# In Which It Is Discovered That I Love My 3yo Daughter's Hair Too Much...



## moselle (Apr 6, 2010)

Yes, it's happened again, as with my older two daughters. I'm sure it will happen again once my youngest is able to handle a scissors. Oh, the lovely flowing golden hair in chunks on the bathroom floor. Mixed with a good bit of toothpaste. Why does it upset me so, except that I'm overly fond of her appearance. Vanity, vanity. That is all. Carry On.


----------



## PuritanCovenanter (Apr 6, 2010)

If they were boys it would be blood and Daddy's razor along with the hair cutting thing.


----------



## JML (Apr 6, 2010)

The thought of that happening with my daughter has crossed my mind. I hope it doesn't.


----------



## MLCOPE2 (Apr 6, 2010)

My wife actually cried the first time our oldest daughter cut her own hair. It was quite devastating for her yet strangely comical to me.


----------



## moselle (Apr 6, 2010)

MLCOPE2 said:


> My wife actually cried the first time our oldest daughter cut her own hair. It was quite devastating for her yet strangely comical to me.


 
When my oldest dd cut her hair a week before her 3rd birthday, I took her to a shop to get it "fixed". We returned home to discover that my dh had shaved his entire head. Shaved.  I decided at that point that I needed to go to bed.


----------



## LawrenceU (Apr 6, 2010)

My daughter never cut her own hair. She didn't get a haircut until it was well past her waist. I still have the hair that was cut from that first time. It has seen its way into a few things: trout flies, a hat band, a little plaited wreath that is part of a display, and a few other things. There is a LOT of it in that ziploc bag. 

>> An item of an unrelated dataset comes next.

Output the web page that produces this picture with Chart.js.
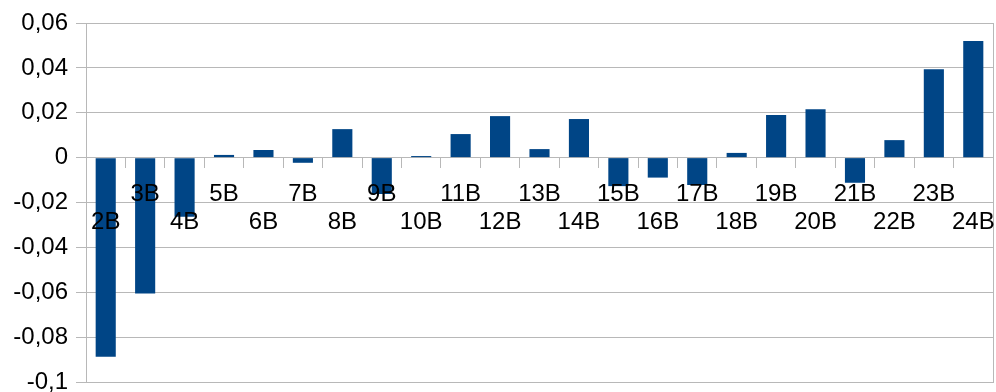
<!DOCTYPE html>
<html>
<head>
<meta charset="utf-8">
<script src="https://cdn.jsdelivr.net/npm/chart.js@4/dist/chart.umd.min.js"></script>
<style>
  html, body { margin: 0; padding: 0; background: #ffffff; overflow: hidden; }
  #wrap { position: relative; width: 996px; height: 392px; }
</style>
</head>
<body>
<div id="wrap"><canvas id="c"></canvas></div>
<script>
const categories = ['2B','3B','4B','5B','6B','7B','8B','9B','10B','11B','12B','13B','14B','15B','16B','17B','18B','19B','20B','21B','22B','23B','24B'];
const values = [-0.0887, -0.0606, -0.0263, 0.0012, 0.0034, -0.0023, 0.0127, -0.0162, 0.0007, 0.0105, 0.0185, 0.0038, 0.0172, -0.0127, -0.0089, -0.0122, 0.0021, 0.0190, 0.0216, -0.0112, 0.0078, 0.0394, 0.0520];
const yTicks = [-0.1, -0.08, -0.06, -0.04, -0.02, 0, 0.02, 0.04, 0.06];

const GRID = '#b8b8b8';
const FONT = { family: '"Liberation Sans", Arial, sans-serif', size: 24 };

function fmt(v) {
  return Number(v.toFixed(2)).toString().replace('.', ',');
}

new Chart(document.getElementById('c'), {
  type: 'bar',
  data: {
    labels: categories,
    datasets: [{
      data: values,
      backgroundColor: '#004586',
      borderWidth: 0,
      barPercentage: 0.51,
      categoryPercentage: 1.0
    }]
  },
  options: {
    responsive: true,
    maintainAspectRatio: false,
    animation: false,
    devicePixelRatio: 1,
    layout: { padding: { top: 23, bottom: 10, left: 0, right: 3 } },
    plugins: { legend: { display: false }, tooltip: { enabled: false } },
    scales: {
      x: {
        position: { y: 0 },
        offset: true,
        grid: {
          display: true,
          drawOnChartArea: false,
          drawTicks: true,
          tickLength: 10,
          tickColor: GRID,
          offset: true
        },
        border: { display: true, color: GRID, width: 1 },
        ticks: {
          z: 1,
          autoSkip: false,
          maxRotation: 0,
          minRotation: 0,
          padding: 12,
          color: '#000000',
          font: FONT,
          callback: function (value, index) {
            const lbl = this.getLabelForValue(value);
            return index % 2 === 1 ? [lbl] : ['', lbl];
          }
        },
        afterFit: function (s) { s.paddingLeft = 0; s.paddingRight = 0; }
      },
      y: {
        position: 'left',
        min: -0.1,
        max: 0.06,
        afterBuildTicks: function (s) { s.ticks = yTicks.map(v => ({ value: v })); },
        grid: {
          color: GRID,
          lineWidth: 1,
          drawTicks: true,
          tickLength: 10,
          tickColor: GRID
        },
        border: { display: true, color: GRID, width: 1 },
        ticks: {
          padding: 8,
          color: '#000000',
          font: FONT,
          callback: function (value) { return fmt(value); }
        },
        afterFit: function (s) { s.width = 86; s.paddingTop = 0; s.paddingBottom = 0; }
      },
      y2: {
        position: 'right',
        display: true,
        grid: { display: true, drawOnChartArea: false, drawTicks: false },
        border: { display: true, color: GRID, width: 1 },
        ticks: { display: false },
        afterFit: function (s) { s.width = 0; s.paddingTop = 0; s.paddingBottom = 0; }
      }
    }
  }
});
</script>
</body>
</html>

What can I say? I am a sentimental mush.


----------



## Montanablue (Apr 6, 2010)

I didn't cut my own hair...but I did cut my brothers. My poor poor mother...


----------



## Mushroom (Apr 6, 2010)

All three of my daughters did that, and my son did, too. By the third daughter it was not so traumatic, but I do remember feeling pretty sad the first couple of times. It grows back.


----------



## Mindaboo (Apr 6, 2010)

When our son, William cut his hair I was furious, until he looked at me and said, "Mom, I was going to check my DNA!" All I could do was laugh, although I wished he had taken it from the back and not in the middle of his hair! 

Our daughter Leah had long strawberry blonde hair with ringlets and I cried when she cut her hair. She was going to be the flower girl in a wedding in two weeks. It took years before the curls came back, but they finally did. 

I almost expected it with each one. It seems to be something all little girls do. I cut mine, as did all three of my sisters. Must be something in the genes.


----------



## AThornquist (Apr 6, 2010)

Haha. A beautiful little sister of mine did that at her grandmother's. I did it too and failed about 1.5 years ago. Now I always cut my own hair and it works well. At least the front looks okay . . . not sure about the back.


----------



## Laura (Apr 6, 2010)

Aw, I never tried cutting my own or my sister's hair. My mom was mad enough when I decided the best look on my Hollywood Hair Barbie would be a spiky butch cut. I don't know why I wanted to mess with it:


----------



## PuritanCovenanter (Apr 7, 2010)

moselle said:


> MLCOPE2 said:
> 
> 
> > My wife actually cried the first time our oldest daughter cut her own hair. It was quite devastating for her yet strangely comical to me.
> ...



Life is short. Hair grows back. Someday when you want them to cut their hair they won't want to. Unless you are like me and want to bring the hippie movement back. LoL


----------



## PuritanCovenanter (Apr 7, 2010)

Mindaboo said:


> When our son, William cut his hair I was furious, until he looked at me and said, "Mom, I was going to check my DNA!"


 Now that is funny. And that is one smart little man.


----------



## Montanablue (Apr 7, 2010)

Joshua said:


> Montanablue said:
> 
> 
> > ...but I did cut my brothers. My poor poor mother...
> ...


 
You keep us all on our toes, Josh!


----------



## jwright82 (Apr 13, 2010)

Thankfully my daughter never cut her hair. She is 7 now so I don't think I will have to worry about it. one of the most shocking/funny things she did was pee on my supervisor and his couch. I was so embarrassed, but he was cool about it. It was in the military so he could have made my life uncomfortable. She also ate some comet cleaner as a baby.


----------